STILL was conceived as a sensory experience, a short film in which the emphasis is on the cinematic transposition of a few precise feelings, of a brief but disruptive small event and a strongly identified sound and visual atmosphere.
It tells the story of two individuals that are somehow trapped in their lives: Agnes in her own body, Elodie in an abusive relationship. But the narrative remains very minimalist since the film develops mostly around one central theme: the feeling of powerlessness, whether physical or psychological.
We adopt the viewpoint of Agnes, the main character, and the frame tightens or widens according to what she focuses on. Still shots were used to convey both her forced physical immobility and the stifling nature of the situation -she is, by accident, the helpless witness of violent domestic abuse.
The sound treatment and sound design also aims at conveying a sense of suffocation. The sound designer/composer and myself decided to create a drone music-inspired soundtrack based on the background sounds recorded on set. The circular and repetitive nature of this soundtrack is meant to express a sense of imprisonment. Sound is also reflecting Agness own perspective: as the couple stands far from her, the audience, just like Agnes, cannot hear all of the dialogue that goes on between Elodie and her partner, only bursts of it.
“Still” recounts an act of violence committed in a public space.
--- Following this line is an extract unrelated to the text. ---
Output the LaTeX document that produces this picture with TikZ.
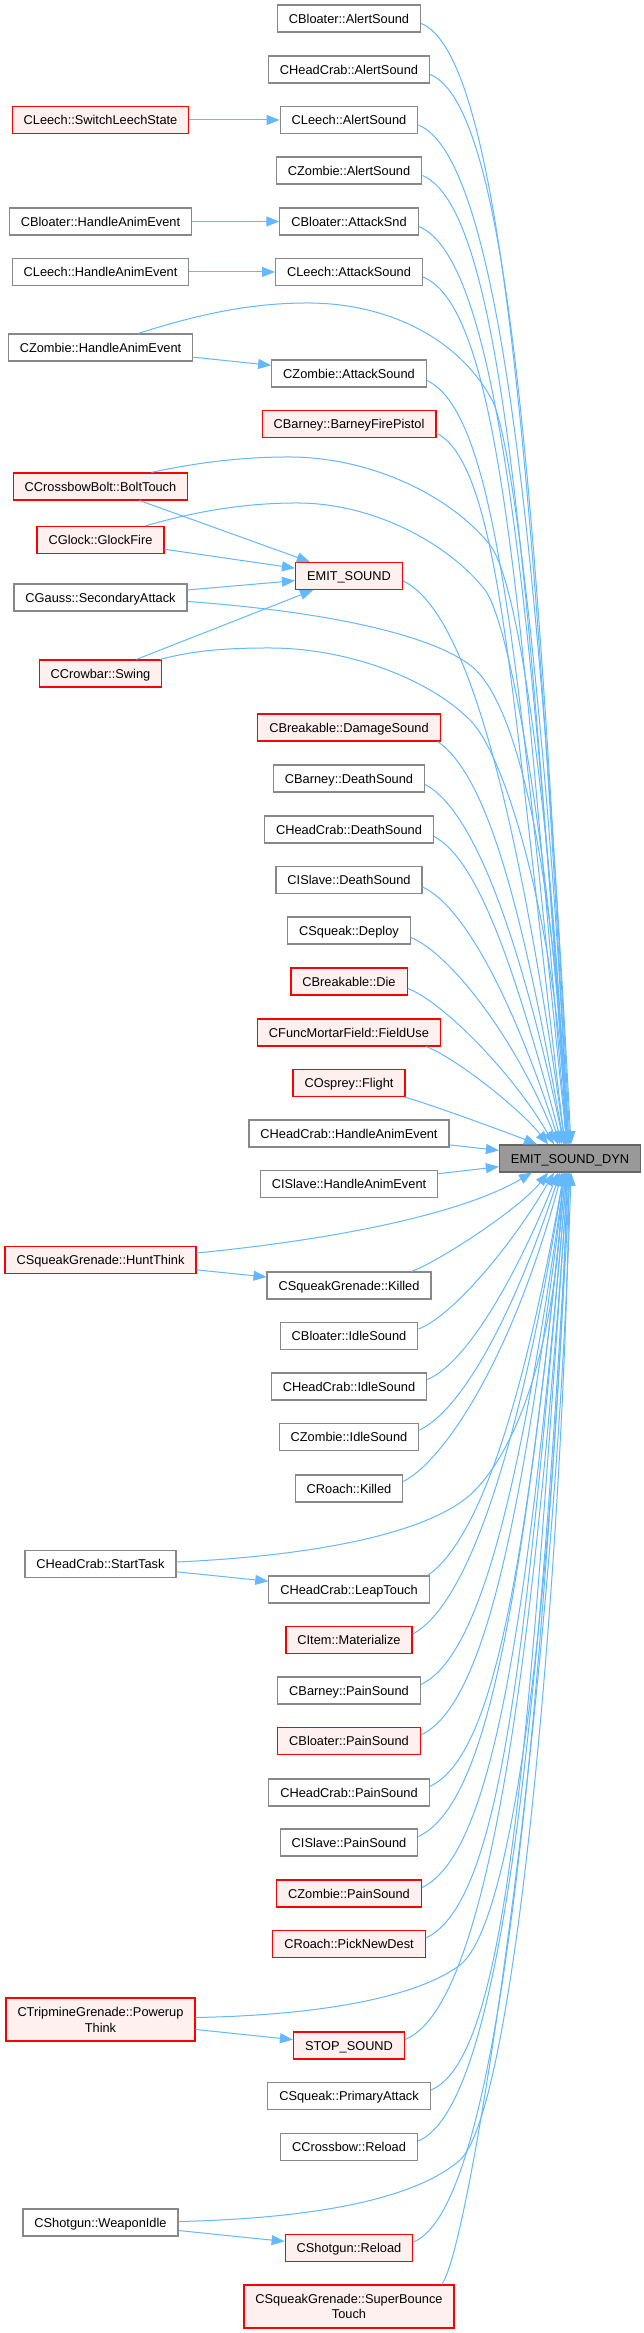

Something that is sadly far from being rare: whether a child being violently reprimanded, a dog beaten by its master or someone abused verbally or physically by his or her partner, we have all witnessed such situations, we have all known the moral anguish that they provoke. Where does the private sphere stops? Are we entitled to say or do something? And, most importantly, do we have the strength to do it?
It is so easier and tempting to go on ones way and forget about it all. This profound embarrassment, shame even, is something that I find both horrifying and fascinating. I have myself witnessed people passing by a dead man in the street. He was lying under a bench, looking like a homeless person, looking also very dead -or at least in a coma-, his body in a weird, unnatural position. I was the first to stop, to see if any help was needed, or if there was nothing left to do but call the police. Then, and then only, other people stopped. That day, I felt really affected, not because I had dealt with a dead body but because of the utter and widespread indifference I had witnessed.
I had intervened, yet it was easy: there was no danger. So what happens when there is one? When helping someone could mean putting oneself in harms way? I am not sure I myself would do the right thing. Almost as an exorcism, I wished to touch on this subject of general indifference in “Still”. For to me, who finds it in him or her to act, is a true ordinary hero, of the kind we need to glorify.